Mr. Chair, you know that quite a few months ago we had this issue in front of us when I moved a motion asking for the restoration of gay rights and gay history in the citizenship guide at the next printing. I want to thank the committee for supporting the recommendations.
It then went to Parliament. We had a three-hour debate in the House of Commons on this. I was assured at that time that if I truly wanted to see this restoration in the next printing and if we wanted unanimous consent, which is what we had.... If you note the vote, it went on division, that we would leave the matter of what occurred in the past, whether it was an oversight or whether it was the minister or his staff who instructed people to pull this out.
At this point I'm more interested in seeing the wording restored. At that time I said I would support going forward. If that was the case it would not create division in the House of Commons. I was assured gay rights and gay history would be in the new edition. I'm going to honour that agreement, because we had a debate and at that time I was pushing my Conservative colleagues to say if we are continually divided on this matter it doesn't set a good example. What are new citizens supposed to do with a divided House of Commons? I was pleased that the vote was on division and it passed and that the new edition will have gay rights in there.

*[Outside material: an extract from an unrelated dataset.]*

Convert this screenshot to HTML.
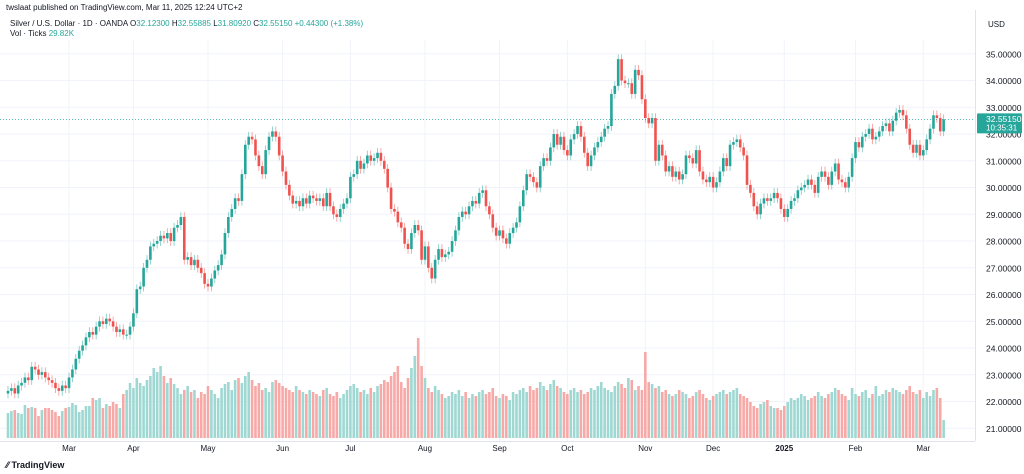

Through ATI requests from various journalists, I don't think it was an oversight. EGALE interpreted it as an oversight within the gay and lesbian community. Others said that it was a deliberate attempt to delete part of the history. Whichever way it is, it seems to me the ATI request from CP, I believe, shows there was some kind of intervention from the political staff. I'm not sure that we need to push this issue further, because if the minister ends up not giving us the information in ten days this will probably end up in the House of Commons, where we're going to have another debate on it, which I'm not sure is helpful.